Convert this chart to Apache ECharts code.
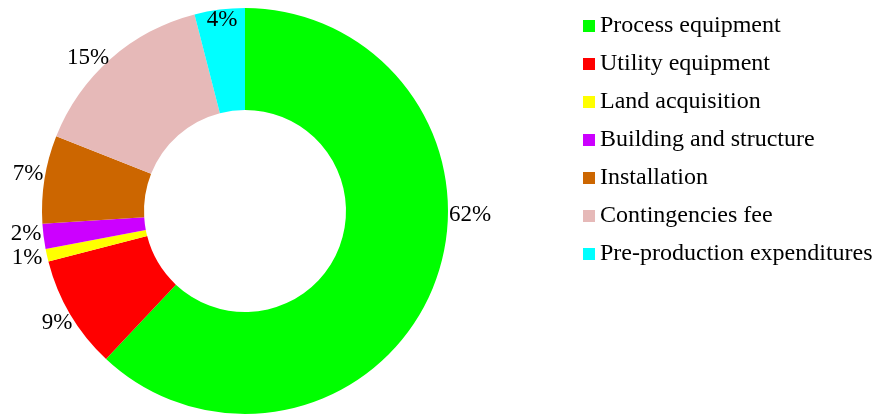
<!DOCTYPE html>
<html lang="en">
<head>
    <meta charset="UTF-8">
    <title>Investment breakdown</title>
    <script src="https://cdn.jsdelivr.net/npm/echarts@6/dist/echarts.min.js"></script>
    <style>
        html, body { margin: 0; padding: 0; background: #fff; }
        #main { width: 874px; height: 417px; }
    </style>
</head>
<body>
    <div id="main"></div>
    <script type="text/javascript">
        // categories and shares (%)
        var categories = ['Process equipment', 'Utility equipment', 'Land acquisition',
            'Building and structure', 'Installation', 'Contingencies fee', 'Pre-production expenditures'];
        var shares = [62, 9, 1, 2, 7, 15, 4];
        var colors = ['#00ff00', '#ff0000', '#ffff00', '#cc00ff', '#cc6600', '#e6b9b8', '#00ffff'];
        // where each percentage label sits (text centre)
        var labelAnchors = [[470, 215], [57, 323], [27, 258], [26, 234], [28, 174], [88, 58], [222, 20]];

        var myChart = echarts.init(document.getElementById('main'));

        var option = {
            backgroundColor: '#fff',
            color: colors,
            animation: false,
            legend: {
                orient: 'vertical',
                left: 583,
                top: 14,
                padding: 0,
                itemWidth: 12,
                itemHeight: 12,
                itemGap: 14,
                icon: 'rect',
                textStyle: {
                    fontFamily: 'Liberation Serif',
                    fontSize: 24,
                    lineHeight: 24,
                    color: '#000'
                },
                data: categories
            },
            series: [{
                type: 'pie',
                center: [245, 211],
                radius: [101, 203],
                startAngle: 90,
                clockwise: true,
                avoidLabelOverlap: false,
                label: {
                    position: 'outside',
                    formatter: '{c}%',
                    fontFamily: 'Liberation Serif',
                    fontSize: 23,
                    color: '#000'
                },
                labelLine: { show: false, length: 2, length2: 0 },
                labelLayout: function (params) {
                    var p = labelAnchors[params.dataIndex];
                    return { x: p[0], y: p[1], align: 'center', verticalAlign: 'middle', hideOverlap: false };
                },
                emphasis: { disabled: true },
                data: categories.map(function (name, i) {
                    return { name: name, value: shares[i] };
                })
            }]
        };

        myChart.setOption(option);
    </script>
</body>
</html>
++++++
» Exercise brief:
Go through the listing above and write it out again exactly, dropping the pictures.

» Complete answer:
Convert this chart to Apache ECharts code.
<!DOCTYPE html>
<html lang="en">
<head>
    <meta charset="UTF-8">
    <title>Investment breakdown</title>
    <script src="https://cdn.jsdelivr.net/npm/echarts@6/dist/echarts.min.js"></script>
    <style>
        html, body { margin: 0; padding: 0; background: #fff; }
        #main { width: 874px; height: 417px; }
    </style>
</head>
<body>
    <div id="main"></div>
    <script type="text/javascript">
        // categories and shares (%)
        var categories = ['Process equipment', 'Utility equipment', 'Land acquisition',
            'Building and structure', 'Installation', 'Contingencies fee', 'Pre-production expenditures'];
        var shares = [62, 9, 1, 2, 7, 15, 4];
        var colors = ['#00ff00', '#ff0000', '#ffff00', '#cc00ff', '#cc6600', '#e6b9b8', '#00ffff'];
        // where each percentage label sits (text centre)
        var labelAnchors = [[470, 215], [57, 323], [27, 258], [26, 234], [28, 174], [88, 58], [222, 20]];

        var myChart = echarts.init(document.getElementById('main'));

        var option = {
            backgroundColor: '#fff',
            color: colors,
            animation: false,
            legend: {
                orient: 'vertical',
                left: 583,
                top: 14,
                padding: 0,
                itemWidth: 12,
                itemHeight: 12,
                itemGap: 14,
                icon: 'rect',
                textStyle: {
                    fontFamily: 'Liberation Serif',
                    fontSize: 24,
                    lineHeight: 24,
                    color: '#000'
                },
                data: categories
            },
            series: [{
                type: 'pie',
                center: [245, 211],
                radius: [101, 203],
                startAngle: 90,
                clockwise: true,
                avoidLabelOverlap: false,
                label: {
                    position: 'outside',
                    formatter: '{c}%',
                    fontFamily: 'Liberation Serif',
                    fontSize: 23,
                    color: '#000'
                },
                labelLine: { show: false, length: 2, length2: 0 },
                labelLayout: function (params) {
                    var p = labelAnchors[params.dataIndex];
                    return { x: p[0], y: p[1], align: 'center', verticalAlign: 'middle', hideOverlap: false };
                },
                emphasis: { disabled: true },
                data: categories.map(function (name, i) {
                    return { name: name, value: shares[i] };
                })
            }]
        };

        myChart.setOption(option);
    </script>
</body>
</html>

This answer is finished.